A CABIFY car driven through central Barcelona was overturned and smashed up by a group of 10 people in the early hours of this morning (Saturday), the latest incident in the ongoing nationwide protest against car-pooling companies such as Über and BlaBlaCar.
Taxi drivers have already staged at least one strike in Madrid, and another took place all day in Barcelona on Thursday with protesters carryig banners.
But Barcelona cabbies have condemned the attack on the Cabify driver, saying their own demonstrations are non-violent.
Taxi drivers in both cities are against the car-pooling schemes because they say these are undercuttig them and will put them out of business.
Users of BlaBlaCar, Cabify and Über say traditional taxi-drivers need to move with the times and accept that competition will always be a fact of business life.
Those who use the schemes say they are ideal for longer-distance runs – a trip from Valencia to Madrid may cost as little as €12 or €20, and even less for an hour-long airport run, whilst the equivalent in a taxi could range from €200 to €800 or even more.
Yet booking an Über ride to get from one end of town to the other after the bars close for the night would not be practical, and hailing a cab on the street is cheap enough and very convenient.
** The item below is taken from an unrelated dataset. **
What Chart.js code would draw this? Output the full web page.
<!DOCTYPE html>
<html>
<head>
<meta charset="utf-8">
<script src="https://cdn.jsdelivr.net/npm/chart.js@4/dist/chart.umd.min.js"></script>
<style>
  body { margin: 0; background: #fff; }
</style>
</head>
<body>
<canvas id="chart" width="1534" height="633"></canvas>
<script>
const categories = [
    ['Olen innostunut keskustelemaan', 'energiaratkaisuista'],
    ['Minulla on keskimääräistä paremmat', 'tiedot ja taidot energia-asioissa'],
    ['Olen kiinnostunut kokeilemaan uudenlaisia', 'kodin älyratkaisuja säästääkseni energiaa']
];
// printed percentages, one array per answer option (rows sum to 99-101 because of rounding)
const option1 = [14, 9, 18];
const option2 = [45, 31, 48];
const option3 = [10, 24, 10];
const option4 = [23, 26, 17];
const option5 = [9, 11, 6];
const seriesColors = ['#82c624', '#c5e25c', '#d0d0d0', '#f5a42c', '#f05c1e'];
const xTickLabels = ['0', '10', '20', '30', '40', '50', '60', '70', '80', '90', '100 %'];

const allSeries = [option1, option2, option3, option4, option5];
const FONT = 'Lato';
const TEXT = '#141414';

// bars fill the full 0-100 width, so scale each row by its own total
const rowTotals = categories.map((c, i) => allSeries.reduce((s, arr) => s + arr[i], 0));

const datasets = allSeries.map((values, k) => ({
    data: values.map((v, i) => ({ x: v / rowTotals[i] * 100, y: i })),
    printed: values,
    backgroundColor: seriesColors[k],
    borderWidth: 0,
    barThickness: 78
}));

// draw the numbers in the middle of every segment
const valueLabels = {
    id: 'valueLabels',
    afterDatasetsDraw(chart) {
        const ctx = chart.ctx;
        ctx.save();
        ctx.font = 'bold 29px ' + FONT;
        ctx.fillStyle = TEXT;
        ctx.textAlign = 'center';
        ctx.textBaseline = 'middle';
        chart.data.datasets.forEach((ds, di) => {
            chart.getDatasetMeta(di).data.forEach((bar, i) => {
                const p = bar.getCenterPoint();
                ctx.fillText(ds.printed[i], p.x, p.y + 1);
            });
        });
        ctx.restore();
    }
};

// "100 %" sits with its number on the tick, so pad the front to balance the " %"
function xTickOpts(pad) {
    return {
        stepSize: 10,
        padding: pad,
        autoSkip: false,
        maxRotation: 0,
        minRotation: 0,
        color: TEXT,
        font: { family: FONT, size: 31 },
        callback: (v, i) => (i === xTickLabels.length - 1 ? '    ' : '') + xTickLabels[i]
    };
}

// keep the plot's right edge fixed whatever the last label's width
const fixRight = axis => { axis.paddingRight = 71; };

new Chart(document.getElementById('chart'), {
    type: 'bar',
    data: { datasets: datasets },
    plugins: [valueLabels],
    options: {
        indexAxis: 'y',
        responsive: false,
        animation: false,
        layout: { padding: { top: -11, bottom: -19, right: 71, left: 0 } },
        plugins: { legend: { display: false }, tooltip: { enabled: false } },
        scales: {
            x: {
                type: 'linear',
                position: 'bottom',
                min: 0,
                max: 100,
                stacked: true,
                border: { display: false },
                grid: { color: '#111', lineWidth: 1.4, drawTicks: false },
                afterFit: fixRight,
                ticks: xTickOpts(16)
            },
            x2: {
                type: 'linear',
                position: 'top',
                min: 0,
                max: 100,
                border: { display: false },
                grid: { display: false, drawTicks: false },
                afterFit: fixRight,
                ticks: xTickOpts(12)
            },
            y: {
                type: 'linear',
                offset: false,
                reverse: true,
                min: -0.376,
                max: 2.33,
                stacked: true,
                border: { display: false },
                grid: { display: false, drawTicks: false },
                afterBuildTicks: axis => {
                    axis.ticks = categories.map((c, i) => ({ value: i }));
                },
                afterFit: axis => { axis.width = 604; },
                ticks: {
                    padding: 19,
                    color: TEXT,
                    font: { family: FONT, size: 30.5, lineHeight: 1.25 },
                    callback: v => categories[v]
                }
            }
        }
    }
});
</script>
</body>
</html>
A recent online survey showed, however, that three-quarters of respondents believe town and city councils who allow car-pooling schemes to operate are 'favouring professional intrusions', 'supporting large or foreign firms at the expense of local traders' and that these should be banned.
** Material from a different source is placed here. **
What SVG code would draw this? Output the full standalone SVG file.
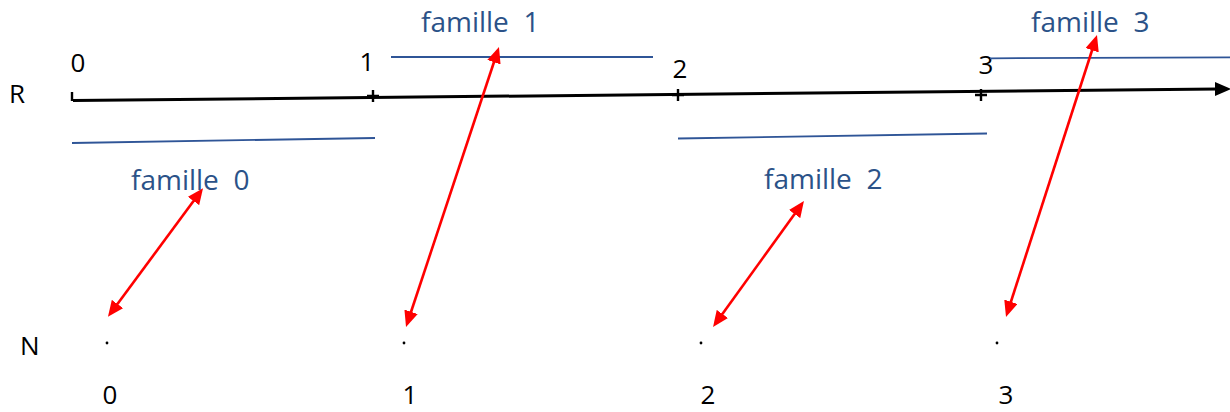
<svg xmlns="http://www.w3.org/2000/svg" width="1230" height="412" viewBox="0 0 1230 412">
<defs>
<style>
.lbl{font-family:"Open Sans","Liberation Sans",sans-serif;font-size:26px;fill:#000}
.fam{font-family:"Open Sans","Liberation Sans",sans-serif;font-size:28px;fill:#2B5288;white-space:pre}
.blue{stroke:#2F5597;stroke-width:1.8;fill:none}
.red{stroke:#FF0000;stroke-width:2.6;fill:none;marker-start:url(#rh);marker-end:url(#rh)}
.tick{stroke:#000;stroke-width:2.4;fill:none}
</style>
<marker id="rh" viewBox="0 0 16 14" markerWidth="16" markerHeight="14" refX="5" refY="7" markerUnits="userSpaceOnUse" orient="auto-start-reverse">
<path d="M0,0 L16,7 L0,14 z" fill="#FF0000"/>
</marker>
</defs>
<rect width="1230" height="412" fill="#fff"/>
<g id="axis-R">
<text class="lbl" x="9" y="103">R</text>
<line x1="73" y1="100.5" x2="1218" y2="89" stroke="#000" stroke-width="3"/>
<polygon points="1215,82 1231,89 1215,96" fill="#000"/>
<line class="tick" x1="72" y1="92" x2="72" y2="101"/>
<path class="tick" d="M367,96 H379 M373,90 V102"/>
<path class="tick" d="M672,95 H684 M678,89 V101"/>
<path class="tick" d="M975,95 H987 M981,89 V101"/>
<text class="lbl" x="78" y="72" text-anchor="middle">0</text>
<text class="lbl" x="367" y="71" text-anchor="middle">1</text>
<text class="lbl" x="680" y="78" text-anchor="middle">2</text>
<text class="lbl" x="986" y="74" text-anchor="middle">3</text>
</g>
<g id="famille0">
<line class="blue" x1="72" y1="143" x2="375" y2="138"/>
<text class="fam" x="131" y="190" xml:space="preserve">famille  0</text>
</g>
<g id="famille1">
<line class="blue" x1="391" y1="57" x2="653" y2="57"/>
<text class="fam" x="421" y="32" xml:space="preserve">famille  1</text>
</g>
<g id="famille2">
<line class="blue" x1="678" y1="138.5" x2="987" y2="133.5"/>
<text class="fam" x="764" y="189" xml:space="preserve">famille  2</text>
</g>
<g id="famille3">
<line class="blue" x1="990" y1="58.3" x2="1230" y2="57.3"/>
<text class="fam" x="1031" y="32" xml:space="preserve">famille  3</text>
</g>
<g id="axis-N">
<text class="lbl" x="20" y="355">N</text>
<circle cx="107" cy="343" r="1.4" fill="#000"/>
<circle cx="404" cy="343" r="1.4" fill="#000"/>
<circle cx="701" cy="343" r="1.4" fill="#000"/>
<circle cx="997" cy="343" r="1.4" fill="#000"/>
<text class="lbl" x="110" y="404" text-anchor="middle">0</text>
<text class="lbl" x="410" y="404" text-anchor="middle">1</text>
<text class="lbl" x="708" y="404" text-anchor="middle">2</text>
<text class="lbl" x="1006" y="404" text-anchor="middle">3</text>
</g>
<g id="connectors">
<line class="red" x1="114.5" y1="308" x2="196.5" y2="197"/>
<line class="red" x1="409.5" y1="316.5" x2="495.5" y2="57.5"/>
<line class="red" x1="719.5" y1="318" x2="797.5" y2="210"/>
<line class="red" x1="1009.4" y1="306.5" x2="1093.6" y2="45.5"/>
</g>
</svg>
The remaining quarter are in favour of free competition, which encourages creativity and diversification, and recognises the values of each type of transport for the different areas they are most useful for.
This 25% comments that bus companies do not go on strike because trains are 'taking away business', nor would taxi drivers strike over the presence of bus services.
But the debate has gone Europe-wide, with some countries considering banning the likes of Über from their streets.